Hello Dr. Laura,
My mother and father were married until I was seventeen years old, but it was anything other than happy. My mother came from a third world country where she had to drop out of school to support her family. She and my father met when he was a naive 19-year-old in the Air Force and she was just sixteen. She got pregnant with my sister, had me a year and a half later, then moved from her home country to the United States.
In some ways I can't blame my mother for her negligence because coming from a poverty-stricken country to the U.S. is like a serf suddenly becoming queen. She had everything at her disposal, and unfortunately that included our family funds which she had full access to for her gambling purposes. I remember her never being there. There are pictures and videos of mine and my sister's birthday parties where she wasn't even present. I remember taking family trips without her. Oh, and also she was addicted to prescription medication throughout my childhood, as well.

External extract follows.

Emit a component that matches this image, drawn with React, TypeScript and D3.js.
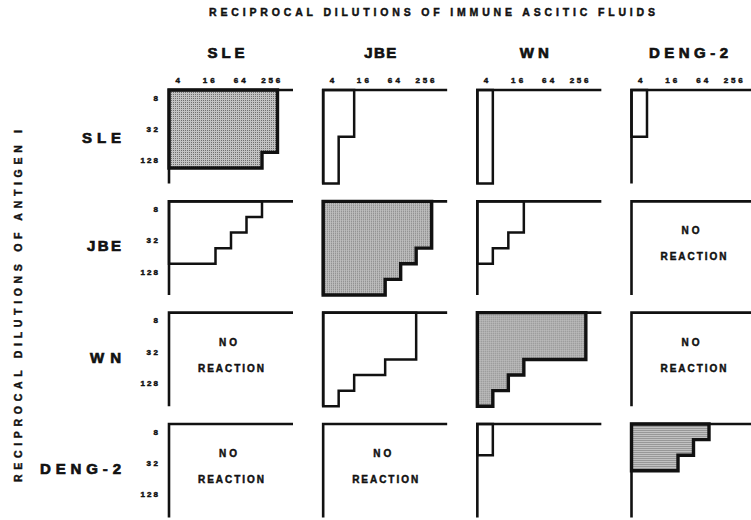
import * as d3 from 'd3';

const antigens = ['SLE', 'JBE', 'WN', 'DENG-2'];
const fluids = ['SLE', 'JBE', 'WN', 'DENG-2'];
const fluidTicks = [4, 16, 64, 256];
const antigenTicks = [8, 32, 128];
const antigenDilutions = [8, 16, 32, 64, 128, 256];

// highest reacting fluid dilution per antigen dilution (8, 16, 32 ...); null = no reaction
const sleAntigen = [[256, 256, 256, 256, 128], [8, 8, 8, 4, 4, 4], [4, 4, 4, 4, 4, 4], [4, 4, 4]];
const jbeAntigen = [[128, 64, 32, 16], [256, 256, 256, 128, 64, 32], [16, 16, 8, 4], null];
const wnAntigen = [null, [128, 128, 128, 32, 8, 4], [256, 256, 256, 16, 8, 4], null];
const dengAntigen = [null, null, [4, 4], [64, 32, 16]];

const reactions = [sleAntigen, jbeAntigen, wnAntigen, dengAntigen];

const W = 751;
const H = 520;
const cellX = 15.5;
const cellY = 15.6;
const font = "'Liberation Sans', Arial, sans-serif";
const ink = '#111';

const x = d3.scaleLog().base(2).domain([2, 512]).range([0, 8 * cellX]);
const y = d3.scaleLog().base(2).domain([4, 256]).range([0, 6 * cellY]);
const colX = d3.scaleLinear().domain([0, 3]).range([169, 631.5]);
const rowY = d3.scaleLinear().domain([0, 3]).range([90, 424]);

// bold-ish text like the old lettering
const txt = {
  fontFamily: font,
  fontWeight: 700,
  fill: ink,
  stroke: ink,
  lengthAdjust: 'spacing',
} as const;

const stepPath = (titers: number[]) => {
  const pts: [number, number][] = [[0, 0]];
  titers.forEach((t, i) => {
    const d = antigenDilutions[i];
    pts.push([x(t), y(d / 2)], [x(t), y(d)]);
  });
  pts.push([0, y(antigenDilutions[titers.length - 1])]);
  return d3.line()(pts) + 'Z';
};

const Panel = ({ r, c }: { r: number; c: number }) => {
  const titers = reactions[r][c];
  const home = r === c;
  return (
    <g transform={`translate(${colX(c)},${rowY(r)})`}>
      {titers ? (
        <path
          d={stepPath(titers)}
          fill={home ? 'url(#stipple)' : 'none'}
          stroke={ink}
          strokeWidth={home ? 3.4 : 2.5}
          strokeLinejoin="miter"
        />
      ) : (
        <g textAnchor="middle">
          <text {...txt} strokeWidth={0.45} x={59} y={33} fontSize={10} textLength={18}>
            NO
          </text>
          <text {...txt} strokeWidth={0.45} x={62} y={59} fontSize={10} textLength={66}>
            REACTION
          </text>
        </g>
      )}
      <path d={`M0,${y(256)}V0H${x(512)}`} fill="none" stroke={ink} strokeWidth={2.6} />
      {r === 0 &&
        fluidTicks.map((t) => (
          <text
            key={t}
            {...txt}
            strokeWidth={0.5}
            x={x(t / Math.SQRT2) + 1}
            y={-7}
            fontSize={8}
            textAnchor="middle"
            textLength={String(t).length * 6.8 - 1.5}
          >
            {t}
          </text>
        ))}
      {c === 0 &&
        antigenTicks.map((d) => (
          <text
            key={d}
            {...txt}
            strokeWidth={0.5}
            x={-11}
            y={y(d / Math.SQRT2) + 3}
            fontSize={8}
            textAnchor="end"
            textLength={String(d).length * 6 - 0.5}
          >
            {d}
          </text>
        ))}
    </g>
  );
};

const headerW: Record<string, number> = { SLE: 37, JBE: 32, WN: 29, 'DENG-2': 79 };

const App = () => {
  return (
    <svg width={W} height={H} style={{ position: 'absolute', left: 0, top: 0, background: '#fff' }}>
      <defs>
        <pattern id="stipple" width={2} height={2} patternUnits="userSpaceOnUse">
          <rect width={2} height={2} fill="#c2c2c2" />
          <rect width={1} height={1} fill="#6e6e6e" />
        </pattern>
      </defs>
      <text
        {...txt}
        strokeWidth={0.45}
        x={432}
        y={16}
        fontSize={10.5}
        textAnchor="middle"
        textLength={446}
      >
        RECIPROCAL  DILUTIONS  OF  IMMUNE  ASCITIC  FLUIDS
      </text>
      <text
        {...txt}
        strokeWidth={0.45}
        transform="translate(21.5,306) rotate(-90)"
        fontSize={10.5}
        textAnchor="middle"
        textLength={352}
      >
        RECIPROCAL  DILUTIONS  OF  ANTIGEN  I
      </text>
      {fluids.map((f, c) => (
        <text
          key={f}
          {...txt}
          strokeWidth={0.7}
          x={colX(c) + 57}
          y={58}
          fontSize={15}
          textAnchor="middle"
          textLength={headerW[f]}
        >
          {f}
        </text>
      ))}
      {antigens.map((a, r) => (
        <text
          key={a}
          {...txt}
          strokeWidth={0.7}
          x={121}
          y={rowY(r) + (r === 0 ? 53 : 50)}
          fontSize={15}
          textAnchor="end"
          textLength={headerW[a] + 2}
        >
          {a}
        </text>
      ))}
      {antigens.map((a, r) => fluids.map((f, c) => <Panel key={a + f} r={r} c={c} />))}
    </svg>
  );
};

export default App;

However, I can blame her for calling me and asking me for money (which she hasn't done in recent years because I outright tell her, "No"). I can blame her for attempting to guilt me for moving into our house. She also claimed her new husband was abusing her which I know that to be an egregious falsehood. And I can blame her for forgetting to call me on my birthday but expects everyone to make a big deal out of hers.
I really don't have any excuse for not remembering her birthday since it is always near Mother's Day, but I honestly had forgotten it this year until my aunt, (my mother's sister) called me and reminded me. So, I can also blame her for calling other family members to try to make me feel guilty, too.
All that being said, the biblical phrase, "You reap what you sow..." comes to mind regarding her. I'm only giving back what she put in. If she made a bigger impact on my life maybe I wouldn't forget her birthday. She could start by remembering mine after 28 years.
There is a happy ending! I am married to a wonderful, hardworking, fine specimen of a man who helped give us 2 beautiful children. The silver lining is worth it all!
I have another woman (besides you) that I will be giving flowers, a card, and wishing Happy Mother's Day who has made a great impact on my life. And I fully expect the same from my children because I genuinely love them and want the best for them. The only way to make that happen is by making a huge impact in their lives, which I am and fully intend on doing.